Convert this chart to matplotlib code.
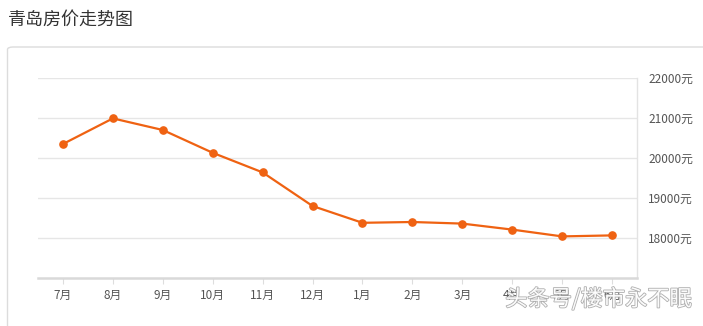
import matplotlib
matplotlib.use("Agg")
import matplotlib.pyplot as plt
from matplotlib.patches import FancyBboxPatch
import matplotlib.patheffects as pe

plt.rcParams['font.family'] = ['Noto Sans CJK SC', 'DejaVu Sans']

title = "青岛房价走势图"
months = ["7月", "8月", "9月", "10月", "11月", "12月", "1月", "2月", "3月", "4月", "5月", "6月"]
prices = [20350, 20990, 20700, 20130, 19640, 18800, 18380, 18400, 18360, 18210, 18040, 18065]
yticks = [18000, 19000, 20000, 21000, 22000]
ytick_labels = ["18000元", "19000元", "20000元", "21000元", "22000元"]
watermark = "头条号/楼市永不眠"

W, H = 703, 326
fig = plt.figure(figsize=(W / 100, H / 100), dpi=100)
fig.patch.set_facecolor("white")

# card border
card = FancyBboxPatch((7.5 / W, -20 / H), 720 / W, (326 - 47 + 20) / H,
                      boxstyle="round,pad=0,rounding_size=0.008",
                      transform=fig.transFigure, facecolor="none",
                      edgecolor="#dcdcdc", linewidth=1.0, zorder=-10)
fig.patches.append(card)

fig.text(8 / W, 1 - 20 / H, title, fontsize=13, color="#333333",
         ha="left", va="center")

ax = fig.add_axes([38 / W, (326 - 278) / H, 599 / W, 200 / H])
ax.set_zorder(5)
ax.set_facecolor("none")
x = list(range(len(months)))
ax.plot(x, prices, color="#ef6212", linewidth=1.6, marker="o",
        markersize=5.2, markeredgecolor="#ef6212", markerfacecolor="#ef6212",
        zorder=3, clip_on=False)

ax.set_xlim(-0.5, len(months) - 0.5)
ax.set_ylim(17000, 22000)
ax.set_xticks(x)
ax.set_xticklabels(months)
ax.set_yticks(yticks)
ax.set_yticklabels(ytick_labels)
ax.yaxis.tick_right()
ax.tick_params(axis="y", length=0, pad=8, labelsize=8.5, labelcolor="#555555")
ax.tick_params(axis="x", length=4, width=0.8, color="#dddddd", pad=4,
               labelsize=8.5, labelcolor="#555555")
ax.grid(axis="y", color="#e6e6e6", linewidth=1.0)
ax.set_axisbelow(True)
for s in ["left", "top"]:
    ax.spines[s].set_visible(False)
ax.spines["right"].set_color("#e3e3e3")
ax.spines["right"].set_linewidth(1.0)
ax.spines["bottom"].set_color("#d9d9d9")
ax.spines["bottom"].set_linewidth(1.8)

wm = fig.text(692 / W, 1 - 299 / H, watermark, fontsize=16, color="white",
              ha="right", va="center", alpha=0.95, zorder=20,
              path_effects=[pe.withStroke(linewidth=1.2, foreground="#aaaaaa")])

fig.savefig("out.png", dpi=100, facecolor="white")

################

### Problem requirements
In your copy of the listing above, reproduce each line exactly and omit all pictures.

### Result of the task
Convert this chart to matplotlib code.
import matplotlib
matplotlib.use("Agg")
import matplotlib.pyplot as plt
from matplotlib.patches import FancyBboxPatch
import matplotlib.patheffects as pe

plt.rcParams['font.family'] = ['Noto Sans CJK SC', 'DejaVu Sans']

title = "青岛房价走势图"
months = ["7月", "8月", "9月", "10月", "11月", "12月", "1月", "2月", "3月", "4月", "5月", "6月"]
prices = [20350, 20990, 20700, 20130, 19640, 18800, 18380, 18400, 18360, 18210, 18040, 18065]
yticks = [18000, 19000, 20000, 21000, 22000]
ytick_labels = ["18000元", "19000元", "20000元", "21000元", "22000元"]
watermark = "头条号/楼市永不眠"

W, H = 703, 326
fig = plt.figure(figsize=(W / 100, H / 100), dpi=100)
fig.patch.set_facecolor("white")

# card border
card = FancyBboxPatch((7.5 / W, -20 / H), 720 / W, (326 - 47 + 20) / H,
                      boxstyle="round,pad=0,rounding_size=0.008",
                      transform=fig.transFigure, facecolor="none",
                      edgecolor="#dcdcdc", linewidth=1.0, zorder=-10)
fig.patches.append(card)

fig.text(8 / W, 1 - 20 / H, title, fontsize=13, color="#333333",
         ha="left", va="center")

ax = fig.add_axes([38 / W, (326 - 278) / H, 599 / W, 200 / H])
ax.set_zorder(5)
ax.set_facecolor("none")
x = list(range(len(months)))
ax.plot(x, prices, color="#ef6212", linewidth=1.6, marker="o",
        markersize=5.2, markeredgecolor="#ef6212", markerfacecolor="#ef6212",
        zorder=3, clip_on=False)

ax.set_xlim(-0.5, len(months) - 0.5)
ax.set_ylim(17000, 22000)
ax.set_xticks(x)
ax.set_xticklabels(months)
ax.set_yticks(yticks)
ax.set_yticklabels(ytick_labels)
ax.yaxis.tick_right()
ax.tick_params(axis="y", length=0, pad=8, labelsize=8.5, labelcolor="#555555")
ax.tick_params(axis="x", length=4, width=0.8, color="#dddddd", pad=4,
               labelsize=8.5, labelcolor="#555555")
ax.grid(axis="y", color="#e6e6e6", linewidth=1.0)
ax.set_axisbelow(True)
for s in ["left", "top"]:
    ax.spines[s].set_visible(False)
ax.spines["right"].set_color("#e3e3e3")
ax.spines["right"].set_linewidth(1.0)
ax.spines["bottom"].set_color("#d9d9d9")
ax.spines["bottom"].set_linewidth(1.8)

wm = fig.text(692 / W, 1 - 299 / H, watermark, fontsize=16, color="white",
              ha="right", va="center", alpha=0.95, zorder=20,
              path_effects=[pe.withStroke(linewidth=1.2, foreground="#aaaaaa")])

fig.savefig("out.png", dpi=100, facecolor="white")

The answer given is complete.